DIRECTIONS FOR THIS TASK. Set the listing down again in full, word for word, with the pictures left out.
## START GIVEN DATA
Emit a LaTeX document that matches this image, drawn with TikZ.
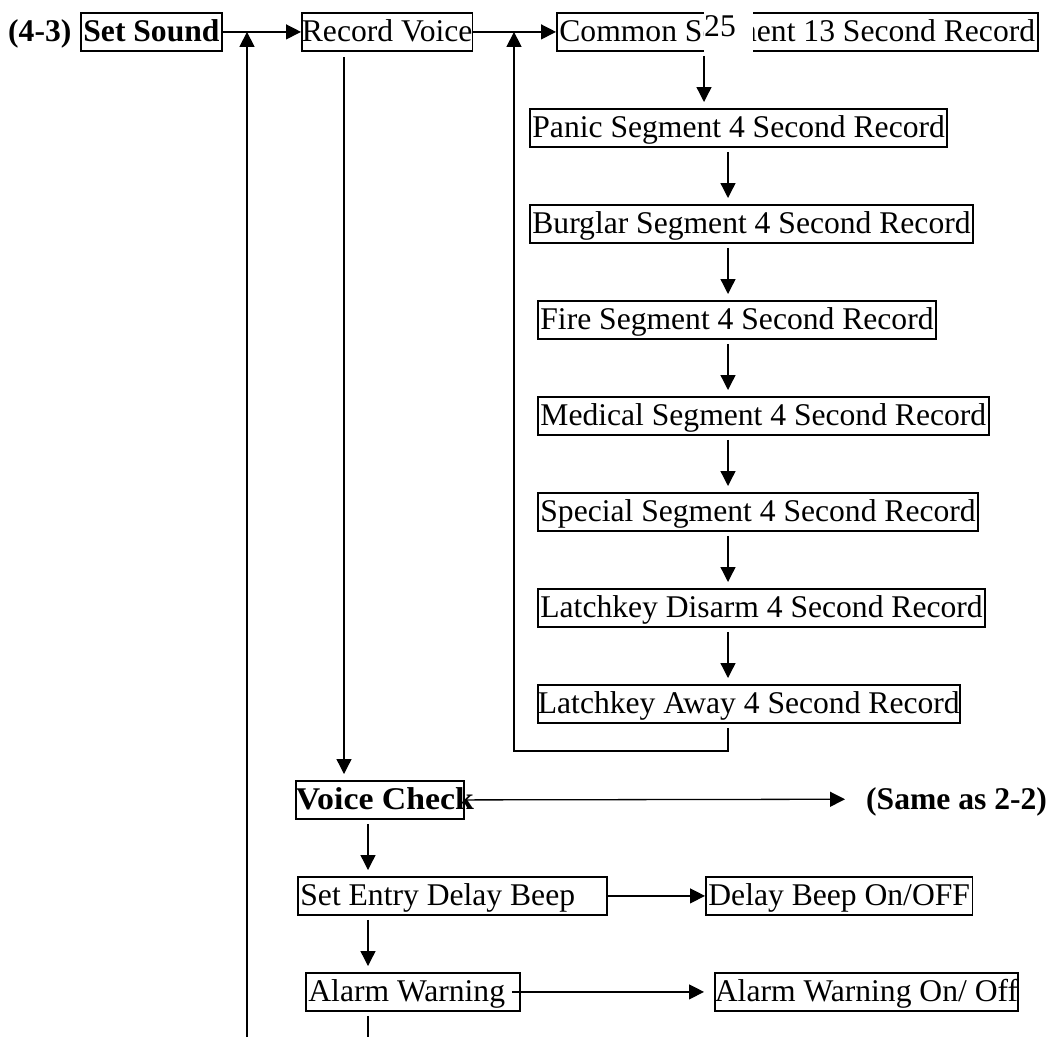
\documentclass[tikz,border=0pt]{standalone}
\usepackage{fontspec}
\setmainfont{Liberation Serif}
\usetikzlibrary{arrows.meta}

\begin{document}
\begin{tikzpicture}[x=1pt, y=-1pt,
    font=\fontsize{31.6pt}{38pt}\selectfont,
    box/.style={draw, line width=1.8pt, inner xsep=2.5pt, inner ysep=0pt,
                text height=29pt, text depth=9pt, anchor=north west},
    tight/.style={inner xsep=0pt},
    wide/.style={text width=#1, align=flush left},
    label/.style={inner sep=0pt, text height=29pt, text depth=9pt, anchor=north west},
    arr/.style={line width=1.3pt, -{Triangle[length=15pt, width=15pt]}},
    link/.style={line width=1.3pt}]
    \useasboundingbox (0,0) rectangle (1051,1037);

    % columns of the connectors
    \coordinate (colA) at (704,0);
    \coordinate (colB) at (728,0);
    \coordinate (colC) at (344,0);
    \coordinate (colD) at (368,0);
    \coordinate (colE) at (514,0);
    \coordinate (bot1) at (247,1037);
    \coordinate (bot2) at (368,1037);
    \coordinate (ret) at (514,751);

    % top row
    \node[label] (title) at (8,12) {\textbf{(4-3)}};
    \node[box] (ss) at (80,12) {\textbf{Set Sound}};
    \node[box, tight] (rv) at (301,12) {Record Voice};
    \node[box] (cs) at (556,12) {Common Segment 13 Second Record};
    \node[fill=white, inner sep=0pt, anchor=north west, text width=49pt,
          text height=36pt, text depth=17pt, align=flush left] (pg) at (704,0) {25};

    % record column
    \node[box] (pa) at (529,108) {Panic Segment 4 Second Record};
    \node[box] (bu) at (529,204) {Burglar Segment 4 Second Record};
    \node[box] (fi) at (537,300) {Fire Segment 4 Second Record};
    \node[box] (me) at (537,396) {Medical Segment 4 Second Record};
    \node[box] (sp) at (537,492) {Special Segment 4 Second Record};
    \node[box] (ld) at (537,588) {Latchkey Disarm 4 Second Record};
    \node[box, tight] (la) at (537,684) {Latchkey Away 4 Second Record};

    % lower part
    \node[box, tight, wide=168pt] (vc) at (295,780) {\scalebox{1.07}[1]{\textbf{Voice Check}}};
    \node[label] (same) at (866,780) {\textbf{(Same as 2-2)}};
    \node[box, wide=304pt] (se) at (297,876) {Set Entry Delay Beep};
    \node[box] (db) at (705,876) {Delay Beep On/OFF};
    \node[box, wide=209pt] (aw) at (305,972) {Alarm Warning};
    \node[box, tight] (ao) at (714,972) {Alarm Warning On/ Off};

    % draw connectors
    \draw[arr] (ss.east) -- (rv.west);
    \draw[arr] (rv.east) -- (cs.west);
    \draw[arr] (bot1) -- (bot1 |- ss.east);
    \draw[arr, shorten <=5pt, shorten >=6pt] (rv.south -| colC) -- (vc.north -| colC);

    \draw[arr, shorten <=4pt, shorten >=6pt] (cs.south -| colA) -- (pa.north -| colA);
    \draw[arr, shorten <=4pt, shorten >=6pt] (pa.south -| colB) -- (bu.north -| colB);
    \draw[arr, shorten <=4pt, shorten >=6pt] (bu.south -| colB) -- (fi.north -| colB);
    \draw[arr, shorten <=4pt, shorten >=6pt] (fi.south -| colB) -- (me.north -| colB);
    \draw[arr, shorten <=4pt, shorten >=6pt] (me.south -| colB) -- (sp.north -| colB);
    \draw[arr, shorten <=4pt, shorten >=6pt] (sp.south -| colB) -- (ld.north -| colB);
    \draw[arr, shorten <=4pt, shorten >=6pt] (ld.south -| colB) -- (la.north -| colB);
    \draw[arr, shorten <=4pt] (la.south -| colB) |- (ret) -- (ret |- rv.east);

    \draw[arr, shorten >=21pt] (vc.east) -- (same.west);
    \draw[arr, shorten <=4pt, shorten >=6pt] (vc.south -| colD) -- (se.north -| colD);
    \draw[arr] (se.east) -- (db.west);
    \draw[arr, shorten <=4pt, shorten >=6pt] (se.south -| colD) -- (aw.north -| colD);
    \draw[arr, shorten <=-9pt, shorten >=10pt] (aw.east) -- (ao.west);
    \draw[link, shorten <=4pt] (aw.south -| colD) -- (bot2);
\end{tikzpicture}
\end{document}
## END GIVEN DATA
SOLUTION TO THIS PROBLEM.
Emit a LaTeX document that matches this image, drawn with TikZ.
\documentclass[tikz,border=0pt]{standalone}
\usepackage{fontspec}
\setmainfont{Liberation Serif}
\usetikzlibrary{arrows.meta}

\begin{document}
\begin{tikzpicture}[x=1pt, y=-1pt,
    font=\fontsize{31.6pt}{38pt}\selectfont,
    box/.style={draw, line width=1.8pt, inner xsep=2.5pt, inner ysep=0pt,
                text height=29pt, text depth=9pt, anchor=north west},
    tight/.style={inner xsep=0pt},
    wide/.style={text width=#1, align=flush left},
    label/.style={inner sep=0pt, text height=29pt, text depth=9pt, anchor=north west},
    arr/.style={line width=1.3pt, -{Triangle[length=15pt, width=15pt]}},
    link/.style={line width=1.3pt}]
    \useasboundingbox (0,0) rectangle (1051,1037);

    % columns of the connectors
    \coordinate (colA) at (704,0);
    \coordinate (colB) at (728,0);
    \coordinate (colC) at (344,0);
    \coordinate (colD) at (368,0);
    \coordinate (colE) at (514,0);
    \coordinate (bot1) at (247,1037);
    \coordinate (bot2) at (368,1037);
    \coordinate (ret) at (514,751);

    % top row
    \node[label] (title) at (8,12) {\textbf{(4-3)}};
    \node[box] (ss) at (80,12) {\textbf{Set Sound}};
    \node[box, tight] (rv) at (301,12) {Record Voice};
    \node[box] (cs) at (556,12) {Common Segment 13 Second Record};
    \node[fill=white, inner sep=0pt, anchor=north west, text width=49pt,
          text height=36pt, text depth=17pt, align=flush left] (pg) at (704,0) {25};

    % record column
    \node[box] (pa) at (529,108) {Panic Segment 4 Second Record};
    \node[box] (bu) at (529,204) {Burglar Segment 4 Second Record};
    \node[box] (fi) at (537,300) {Fire Segment 4 Second Record};
    \node[box] (me) at (537,396) {Medical Segment 4 Second Record};
    \node[box] (sp) at (537,492) {Special Segment 4 Second Record};
    \node[box] (ld) at (537,588) {Latchkey Disarm 4 Second Record};
    \node[box, tight] (la) at (537,684) {Latchkey Away 4 Second Record};

    % lower part
    \node[box, tight, wide=168pt] (vc) at (295,780) {\scalebox{1.07}[1]{\textbf{Voice Check}}};
    \node[label] (same) at (866,780) {\textbf{(Same as 2-2)}};
    \node[box, wide=304pt] (se) at (297,876) {Set Entry Delay Beep};
    \node[box] (db) at (705,876) {Delay Beep On/OFF};
    \node[box, wide=209pt] (aw) at (305,972) {Alarm Warning};
    \node[box, tight] (ao) at (714,972) {Alarm Warning On/ Off};

    % draw connectors
    \draw[arr] (ss.east) -- (rv.west);
    \draw[arr] (rv.east) -- (cs.west);
    \draw[arr] (bot1) -- (bot1 |- ss.east);
    \draw[arr, shorten <=5pt, shorten >=6pt] (rv.south -| colC) -- (vc.north -| colC);

    \draw[arr, shorten <=4pt, shorten >=6pt] (cs.south -| colA) -- (pa.north -| colA);
    \draw[arr, shorten <=4pt, shorten >=6pt] (pa.south -| colB) -- (bu.north -| colB);
    \draw[arr, shorten <=4pt, shorten >=6pt] (bu.south -| colB) -- (fi.north -| colB);
    \draw[arr, shorten <=4pt, shorten >=6pt] (fi.south -| colB) -- (me.north -| colB);
    \draw[arr, shorten <=4pt, shorten >=6pt] (me.south -| colB) -- (sp.north -| colB);
    \draw[arr, shorten <=4pt, shorten >=6pt] (sp.south -| colB) -- (ld.north -| colB);
    \draw[arr, shorten <=4pt, shorten >=6pt] (ld.south -| colB) -- (la.north -| colB);
    \draw[arr, shorten <=4pt] (la.south -| colB) |- (ret) -- (ret |- rv.east);

    \draw[arr, shorten >=21pt] (vc.east) -- (same.west);
    \draw[arr, shorten <=4pt, shorten >=6pt] (vc.south -| colD) -- (se.north -| colD);
    \draw[arr] (se.east) -- (db.west);
    \draw[arr, shorten <=4pt, shorten >=6pt] (se.south -| colD) -- (aw.north -| colD);
    \draw[arr, shorten <=-9pt, shorten >=10pt] (aw.east) -- (ao.west);
    \draw[link, shorten <=4pt] (aw.south -| colD) -- (bot2);
\end{tikzpicture}
\end{document}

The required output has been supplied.